Get bigger/more pipes: I'd invest in reviewing capacity. Part of this would be a publicity campaign. A lot of it would be the carrot of earning more submissions/edits/photos through reviewing. I'd tie all rewards to high-quality results so that I didn't end up with people doing the reviewing equivalent of scanning the ground. I'd also look for ways to make reviewing more efficient so that I wasn't wasting reviewers' time and energy. Since I'm not familiar with the internals of Wayfarer I'm not sure exactly what I'd do but I'm fairly certain there are several ways to optimize. From the outside I can peer over the fence and see a couple of obvious ones.
Once I got the current backlog under control I would make sure it didn't happen again. How?
Systemically scale submissions with the size of the backlog: Computers are really good at doing this if you give them a good algorithm.
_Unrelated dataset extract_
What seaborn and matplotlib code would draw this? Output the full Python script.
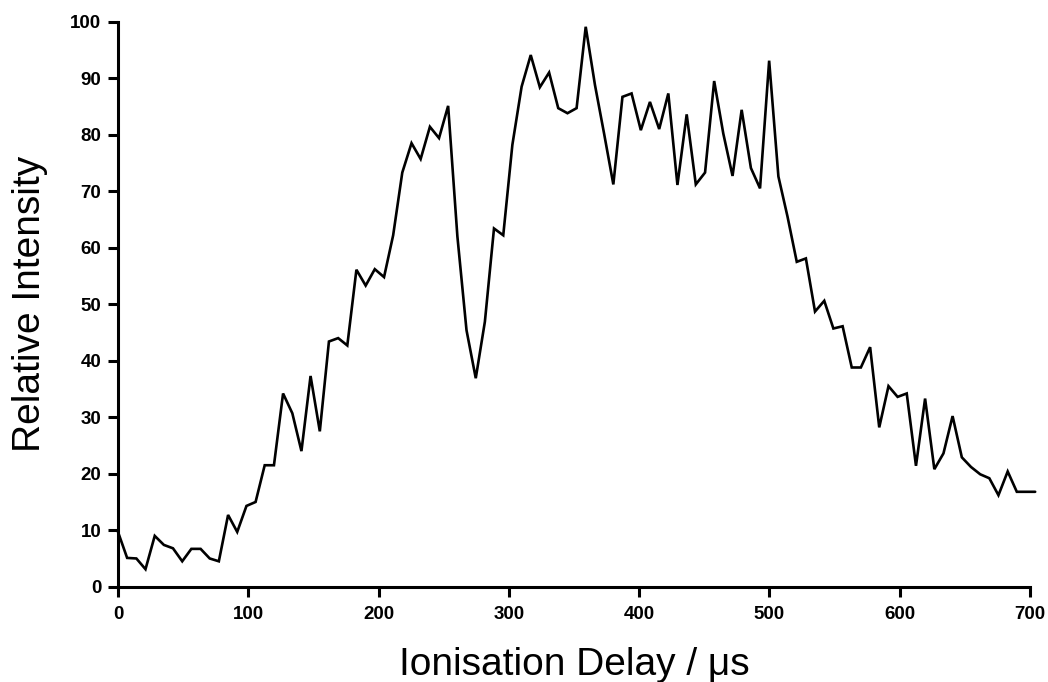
import matplotlib
matplotlib.use("Agg")
import matplotlib.pyplot as plt
import seaborn as sns
import pandas as pd

delay_us = [0.0, 7.0, 14.1, 21.1, 28.2, 35.2, 42.2, 49.3, 56.3, 63.4, 70.4, 77.4, 84.5, 91.5, 98.6, 105.6, 112.6,
            119.7, 126.7, 133.8, 140.8, 147.8, 154.9, 161.9, 169.0, 176.0, 183.0, 190.1, 197.1, 204.2, 211.2, 218.2,
            225.3, 232.3, 239.4, 246.4, 253.4, 260.5, 267.5, 274.6, 281.6, 288.6, 295.7, 302.7, 309.8, 316.8, 323.8,
            330.9, 337.9, 345.0, 352.0, 359.0, 366.1, 373.1, 380.2, 387.2, 394.2, 401.3, 408.3, 415.4, 422.4, 429.4,
            436.5, 443.5, 450.6, 457.6, 464.6, 471.7, 478.7, 485.8, 492.8, 499.8, 506.9, 513.9, 521.0, 528.0, 535.0,
            542.1, 549.1, 556.2, 563.2, 570.2, 577.3, 584.3, 591.4, 598.4, 605.4, 612.5, 619.5, 626.6, 633.6, 640.6,
            647.7, 654.7, 661.8, 668.8, 675.8, 682.9, 689.9, 697.0, 704.0]
intensity = [9.7, 5.1, 5.0, 3.1, 9.0, 7.4, 6.8, 4.5, 6.7, 6.7, 5.0, 4.5, 12.7, 9.7, 14.3, 15.0, 21.5, 21.5, 34.2, 30.7,
             24.0, 37.3, 27.5, 43.4, 44.0, 42.7, 56.1, 53.3, 56.2, 54.8, 62.2, 73.3, 78.5, 75.7, 81.4, 79.4, 85.1, 62.0, 45.4, 36.9,
             46.9, 63.4, 62.2, 78.2, 88.5, 94.1, 88.4, 91.0, 84.7, 83.8, 84.7, 99.1, 88.8, 80.2, 71.2, 86.7, 87.3, 80.8, 85.8, 81.0,
             87.3, 71.1, 83.6, 71.2, 73.3, 89.5, 80.2, 72.7, 84.4, 74.1, 70.5, 93.1, 72.6, 65.5, 57.5, 58.1, 48.7, 50.6, 45.7, 46.1,
             38.8, 38.8, 42.4, 28.2, 35.5, 33.6, 34.2, 21.4, 33.3, 20.8, 23.6, 30.2, 22.9, 21.2, 19.9, 19.2, 16.2, 20.4, 16.8, 16.8, 16.8]
x_ticks = [0, 100, 200, 300, 400, 500, 600, 700]
y_ticks = [0, 10, 20, 30, 40, 50, 60, 70, 80, 90, 100]
x_label = "Ionisation Delay / μs"
y_label = "Relative Intensity"

sns.set_style("ticks")
plt.rcParams['font.family'] = ['Liberation Sans', 'DejaVu Sans']

df = pd.DataFrame({"delay": delay_us, "intensity": intensity})

fig = plt.figure(figsize=(10.48, 6.82), dpi=100)
ax = fig.add_axes([0.1126, 0.1397, 0.8702, 0.8285])
sns.lineplot(data=df, x="delay", y="intensity", ax=ax, color="black",
             linewidth=1.9, estimator=None, sort=False)
ax.set_xlim(0, 700)
ax.set_ylim(0, 100)
ax.set_xticks(x_ticks)
ax.set_yticks(y_ticks)
ax.set_xticklabels([str(t) for t in x_ticks], fontsize=13.5, fontweight="bold")
ax.set_yticklabels([str(t) for t in y_ticks], fontsize=13.5, fontweight="bold")
for s in ["top", "right"]:
    ax.spines[s].set_visible(False)
for s in ["left", "bottom"]:
    ax.spines[s].set_linewidth(2.2)
    ax.spines[s].set_color("black")
ax.tick_params(axis="x", length=7, width=2.2, color="black", direction="out", pad=7, labelcolor="black")
ax.tick_params(axis="y", length=7, width=2.2, color="black", direction="out", pad=5, labelcolor="black")
ax.set_xlabel(x_label, fontsize=28, labelpad=17, color="black")
ax.set_ylabel(y_label, fontsize=28, labelpad=16, color="black")
for line in ax.get_lines():
    line.set_clip_on(False)
    line.set_solid_joinstyle("miter")

fig.savefig("out.png", dpi=100, facecolor="white")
If Wayfarer is all caught up and there isn't a backlog then everyone gets more submissions. If the backlog starts growing then submission limits get cut back and review incentives go up. In theory this could happen without human intervention but in practice a person would probably have to approve the threshold changes and communicate about them. It should be guided by a set of rules, though: If the median time for a review exceeds X days then there's a Q% reduction in submission limits. If the median time goes up from X to Y then submission limits are further reduced by R%. It's simple-- when pipes back up you put less stuff in them and increase the incentive to help clear them out.
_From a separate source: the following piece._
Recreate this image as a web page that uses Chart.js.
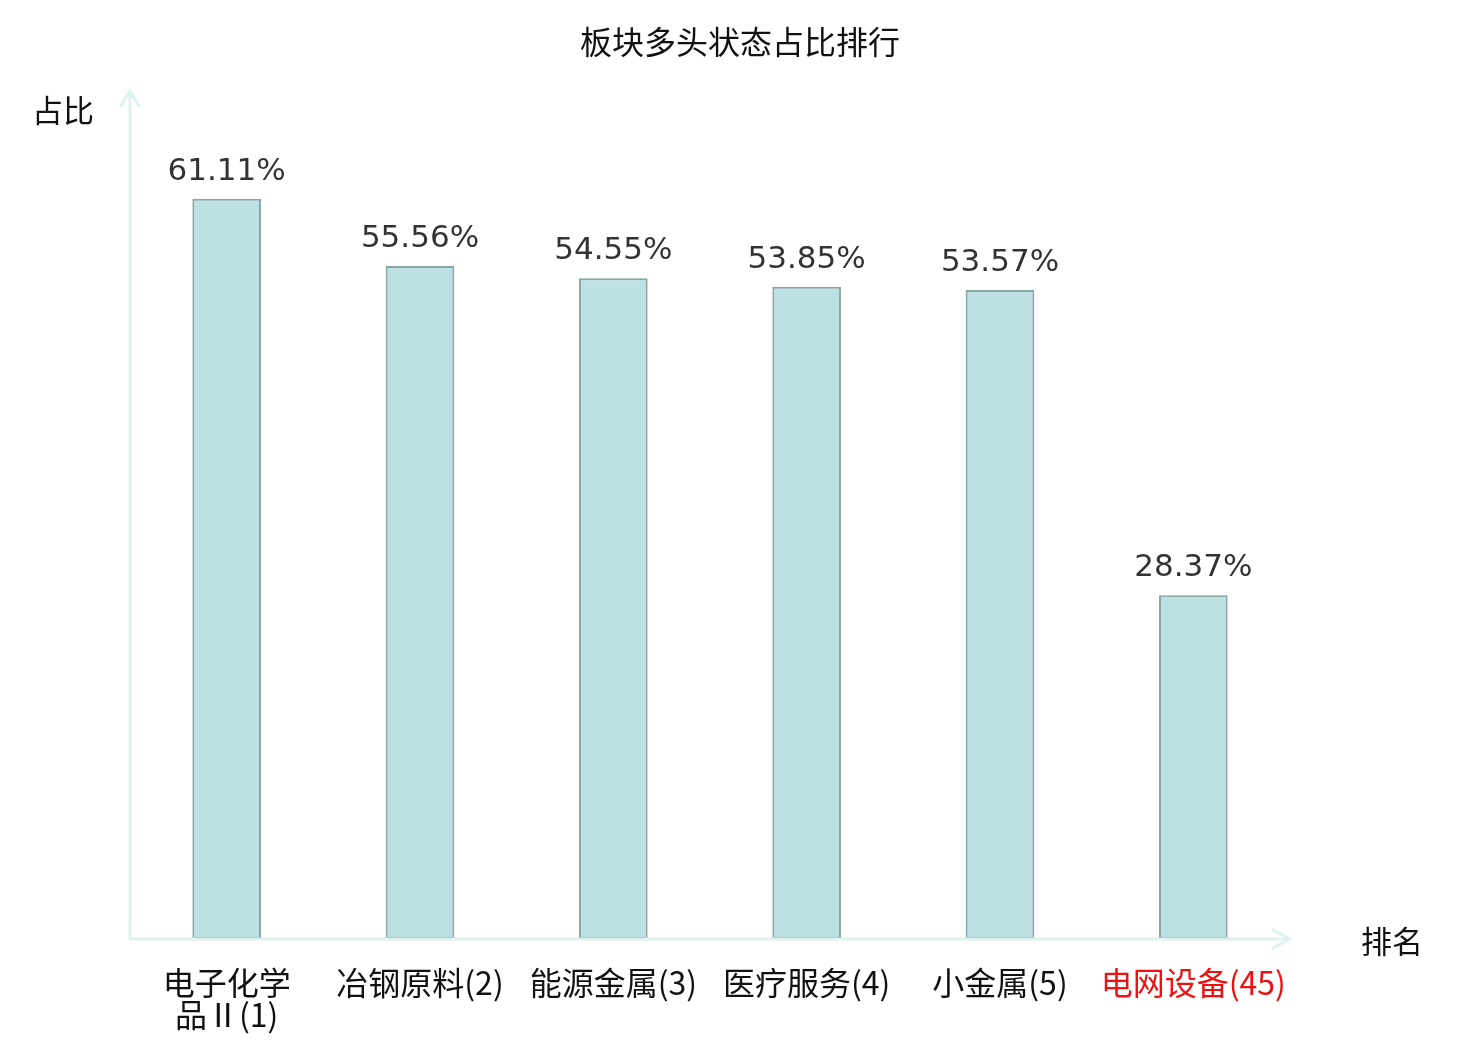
<!DOCTYPE html>
<html>
<head>
<meta charset="utf-8">
<script src="https://cdn.jsdelivr.net/npm/chart.js@4"></script>
<style>
  body { margin: 0; background: #fff; }
</style>
</head>
<body>
<canvas id="rankChart" width="1480" height="1040"></canvas>
<script>
const categories = [['电子化学', '品Ⅱ(1)'], '冶钢原料(2)', '能源金属(3)', '医疗服务(4)', '小金属(5)', '电网设备(45)'];
const shares = [61.11, 55.56, 54.55, 53.85, 53.57, 28.37];
const highlightIndex = 5;
const yMax = 70;

const cjk = '"Noto Sans CJK SC", "Noto Sans", sans-serif';
const axisColor = '#dff2ef';

// axis lines with arrow heads, axis names, title and value labels
const decorations = {
  id: 'decorations',
  afterDatasetsDraw(chart) {
    const { ctx, chartArea } = chart;
    const left = chartArea.left, bottom = chartArea.bottom;
    const top = chartArea.top, right = chartArea.right;
    ctx.save();
    ctx.strokeStyle = axisColor;
    ctx.lineWidth = 3;
    ctx.lineCap = 'round';
    ctx.beginPath();
    ctx.moveTo(left, bottom);
    ctx.lineTo(left, top);
    ctx.moveTo(left - 9, top + 15);
    ctx.lineTo(left, top);
    ctx.lineTo(left + 9, top + 15);
    ctx.moveTo(left, bottom);
    ctx.lineTo(right, bottom);
    ctx.moveTo(right - 17, bottom - 9);
    ctx.lineTo(right, bottom);
    ctx.lineTo(right - 17, bottom + 9);
    ctx.stroke();

    ctx.fillStyle = '#111';
    ctx.textAlign = 'center';
    ctx.textBaseline = 'middle';
    ctx.font = '32px ' + cjk;
    ctx.fillText('板块多头状态占比排行', 740, 42);
    ctx.font = '31px ' + cjk;
    ctx.fillText('占比', 63, 110);
    ctx.fillText('排名', 1392, 941);

    ctx.fillStyle = '#333';
    ctx.font = '31px "DejaVu Sans", sans-serif';
    ctx.textBaseline = 'alphabetic';
    chart.getDatasetMeta(0).data.forEach((bar, i) => {
      ctx.fillText(shares[i].toFixed(2) + '%', bar.x, bar.y - 19);
    });
    ctx.restore();
  }
};

new Chart(document.getElementById('rankChart'), {
  type: 'bar',
  data: {
    labels: categories,
    datasets: [{
      data: shares,
      backgroundColor: '#bce0e3',
      borderColor: '#8aa7a8',
      borderWidth: 2,
      borderSkipped: false,
      categoryPercentage: 1,
      barPercentage: 0.355
    }]
  },
  options: {
    responsive: false,
    devicePixelRatio: 1,
    animation: false,
    layout: { padding: { left: 130, right: 190, top: 91, bottom: 0 } },
    plugins: {
      legend: { display: false },
      tooltip: { enabled: false }
    },
    scales: {
      x: {
        grid: { display: false, drawTicks: false },
        border: { display: false },
        afterFit: s => { s.height = 101; },
        ticks: {
          padding: 28,
          maxRotation: 0,
          autoSkip: false,
          font: { family: cjk, size: 32, lineHeight: 1.0 },
          color: c => (c.index === highlightIndex ? '#ee1111' : '#111')
        }
      },
      y: {
        display: false,
        min: 0,
        max: yMax
      }
    }
  },
  plugins: [decorations]
});
</script>
</body>
</html>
This is really just the basic design of large systems, but with a bit more of a human element.
Testing isn't the only way to reduce traffic. The nomination process could have more options, and be more intuitive.
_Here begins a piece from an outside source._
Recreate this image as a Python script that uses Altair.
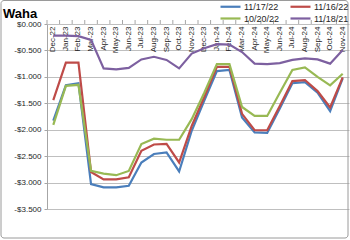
import altair as alt
import pandas as pd

months = ["Dec-22", "Jan-23", "Feb-23", "Mar-23", "Apr-23", "May-23", "Jun-23", "Jul-23",
          "Aug-23", "Sep-23", "Oct-23", "Nov-23", "Dec-23", "Jan-24", "Feb-24", "Mar-24",
          "Apr-24", "May-24", "Jun-24", "Jul-24", "Aug-24", "Sep-24", "Oct-24", "Nov-24"]

series_names = ["11/17/22", "11/16/22", "10/20/22", "11/18/21"]
series_colors = ["#4A7EBB", "#BE4B48", "#98B954", "#7D60A0"]

s_111722 = [-1.83, -1.16, -1.12, -3.03, -3.09, -3.09, -3.06, -2.62, -2.46, -2.43, -2.79, -2.02,
            -1.45, -0.89, -0.87, -1.77, -2.05, -2.06, -1.60, -1.12, -1.10, -1.30, -1.65, -1.03]
s_111622 = [-1.44, -0.73, -0.73, -2.80, -2.94, -2.94, -2.90, -2.40, -2.28, -2.27, -2.62, -1.93,
            -1.38, -0.81, -0.81, -1.70, -2.01, -2.01, -1.55, -1.08, -1.06, -1.27, -1.58, -1.01]
s_102022 = [-1.91, -1.17, -1.15, -2.78, -2.83, -2.86, -2.78, -2.27, -2.17, -2.19, -2.19, -1.80,
            -1.30, -0.76, -0.76, -1.57, -1.74, -1.74, -1.30, -0.87, -0.82, -1.00, -1.16, -0.94]
s_111821 = [-0.22, -0.22, -0.23, -0.30, -0.84, -0.86, -0.83, -0.67, -0.62, -0.68, -0.84, -0.56,
            -0.46, -0.38, -0.39, -0.53, -0.75, -0.76, -0.74, -0.68, -0.65, -0.67, -0.75, -0.49]

y_ticks = [0, -0.5, -1.0, -1.5, -2.0, -2.5, -3.0, -3.5]

rows = []
for name, vals in zip(series_names, [s_111722, s_111622, s_102022, s_111821]):
    for m, v in zip(months, vals):
        rows.append({"month": m, "series": name, "value": v})
df = pd.DataFrame(rows)
month_df = pd.DataFrame({"month": months})

FONT = "Liberation Sans"
W, H = 302, 185

xscale = alt.Scale(type="band", domain=months, paddingInner=0, paddingOuter=0)
yscale = alt.Scale(domain=[-3.5, 0], nice=False, zero=False)

x_axis = alt.Axis(orient="bottom", offset=-H, title=None, labelAngle=-90,
                  labelFontSize=8, labelFont=FONT, labelColor="#262626",
                  labelPadding=2, ticks=False, domain=False, grid=False,
                  labelOverlap=False)

lines = alt.Chart(df).mark_line(strokeWidth=2.2).encode(
    x=alt.X("month:N", scale=xscale, sort=months, bandPosition=0.5, axis=x_axis),
    y=alt.Y("value:Q", scale=yscale,
            axis=alt.Axis(values=y_ticks, title=None, grid=True, gridColor="#BFBFBF",
                          gridWidth=1, domainColor="#A6A6A6", tickColor="#A6A6A6",
                          tickSize=3, labelPadding=3, labelFontSize=8, labelFont=FONT,
                          labelColor="#262626",
                          labelExpr="(datum.value < 0 ? '-' : '') + '$' + format(abs(datum.value), '.3f')")),
    color=alt.Color("series:N", scale=alt.Scale(domain=series_names, range=series_colors),
                    sort=series_names,
                    legend=alt.Legend(orient="none", legendX=177, legendY=-24, columns=2,
                                      direction="horizontal", title=None, padding=0,
                                      symbolType="M-2,0H2", symbolSize=100,
                                      symbolStrokeWidth=2.2, labelOffset=7,
                                      columnPadding=6, rowPadding=-1,
                                      labelFontSize=9, labelFont=FONT, labelColor="#262626")),
)

cat_ticks = alt.Chart(month_df).mark_rule(color="#A6A6A6", strokeWidth=1).encode(
    x=alt.X("month:N", scale=xscale, sort=months, bandPosition=0, axis=x_axis),
    y=alt.value(-4), y2=alt.value(0),
)

frame_data = pd.DataFrame({"frame": ["chart area"]})
frame = alt.Chart(frame_data).mark_rect(fill=None, stroke="#9A9A9A", strokeWidth=1,
                                        cornerRadius=3, clip=False).encode(
    x=alt.value(-46), x2=alt.value(301), y=alt.value(-23.5), y2=alt.value(214)
)

chart = alt.layer(lines, cat_ticks, frame).properties(
    width=W, height=H,
    title=alt.TitleParams("Waha", anchor="start", frame="group", dx=-44, dy=25, offset=4,
                          fontSize=13, fontWeight="bold", font=FONT, color="black"),
    autosize=alt.AutoSizeParams(type="none"),
    padding={"left": 47, "top": 24, "right": 1, "bottom": 31},
).configure_view(stroke=None)

chart.save("out.html", embed_options={"renderer": "svg", "actions": False})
Like, ask the nominator "Which criteria does this meet?" with checkboxes for explore, exercise, social - each with into buttons to read more about it. Heck, even throw in "no stops near here" and "lots of people go by here", but they stop the nomination process.
Even better: The nominator should have to answer the "What is it" question, and based on the answer, it would take fewer to reject (like if the nominator said it is a school) or more to reject (like if the nominator said it was a sculpture).
Yes, people could game these scheme, but it'll at least educate those who care. Many nominators don't even know Wayfarer exists.
I'm sure a UI expert would have many other good suggestions.
ALTHOUGH, maybe Niantic's plan is to increase traffic. That would create more places where nominations take months to years without an upgrade. That would mean more people will have to review, to get upgrades. With more reviewers, more wayspots are added to Lightship. Maybe Niantic isn't looking at individuals' pain - they're looking at the big picture: build their moneymaker. That's what for-profit companies DO.
It’s definitely part of their plan. More wayspots and then more of them scanned. It’s mind boggling they haven’t at least started offering some sort of incentive. Ticks on a medal isn’t cutting it for me unfortunately…
@MargariteDVille I have long advocated for submitters to have to fill in the "What is it?" category at the beginning of the submission, at which point they would get tailored guidance about that particular category. And then reviewers would get targeted guidance during the review process based on that category.
If Niantic's goal is to add stuff to Lightship then it's in their best interest to ensure that the whole pipeline is as effective as possible. Having a bunch of stuff get submitted and then lounge around in limbo for months or years doesn't really help them populate the database.
Where is the evidence the issue is with throughput capability?
To me it seems to be more a data handling issue.